Errington v Errington and Woods – Case Summary

Errington v Errington and Woods

Court of Appeal

Citations: [1952] 1 KB 290; [1952] 1 All ER 149; [1952] 1 TLR 231; (1952) 96 SJ 119; [1952] CLY 624.


Errington’s son married the defendant. To provide for his son, Errington bought a house for the couple to occupy. He provided the deposit and paid certain rates associated with the purchase. The couple, meanwhile, promised to pay the weekly mortgage instalments. He told the defendant that so long as they paid off the mortgage, they were entitled to remain in the house. Errington also told her that he would transfer title to the house to them when they had fully paid the mortgage.

Errington died, leaving all of his property to his widow – the claimant. After his death, his son left the defendant. The defendant continued to occupy the house and pay the mortgage. Her sister later moved in with her. The claimant brought an action to evict the defendant and her sister from the property.

  1. Did the defendant and her husband have any property rights in the house?
  2. Did the defendant and her husband have any contractual entitlement to remain in the house?
  3. If the defendant was entitled to remain in the house, could her sister be evicted?
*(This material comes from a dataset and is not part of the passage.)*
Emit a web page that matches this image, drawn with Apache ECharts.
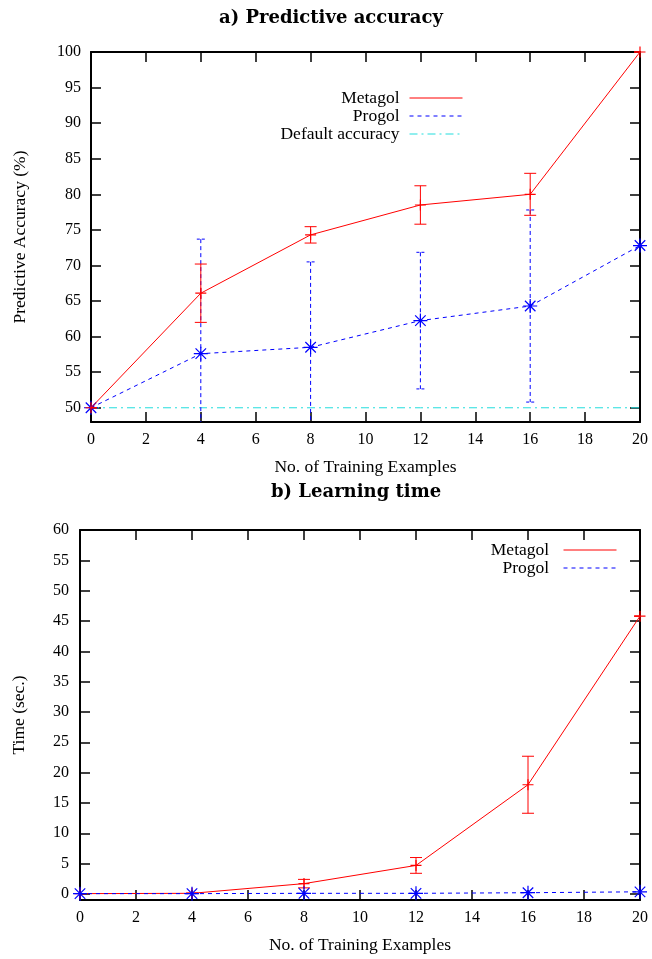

The Court of Appeal held in favour of the defendant. She and her husband had no property rights in the house. However, they had the benefit of a contract which allowed them to remain so long as they paid the mortgage. The defendant was entitled to have guests: her sister could not be evicted either.

This Case is Authority For…

This case effectively involve a unilateral offer by the father to let the couple live in the house if they paid the mortgage. The court held that it was no longer possible for the father (or his widow, claiming through his estate) to renege on the deal once they had begun paying the mortgage. This shows that unilateral offers cannot be withdrawn once the offeree has begun to accept through performance.

This case also demonstrates that where an agreement has a formal basis, such as the mortgage agreement in this case, the courts are likely to conclude that even family members can intend to be legally bound by an arrangement.


The judges did not reach a definitive conclusion on whether the couple were entitled to have the house transferred to them if they paid off the mortgage. Somervell LJ, however, noted that enforcing the contract at that point might run into difficulties. This was because the transfer of land requires certain formalities and in this case the contract was oral.

The judges, in finding that the couple did not have a lease, focused heavily on the fact that they were not obliged to pay rent. While the couple paid the mortgage instalments, they were not under any legal obligation to do so – the mortgage contract was in the father’s name. It is unclear if this point would be decided the same way today. Modern courts have been more relaxed about requiring rent. They have also significantly developed the doctrines of constructive trust and proprietary estoppel in a way which might apply to these facts.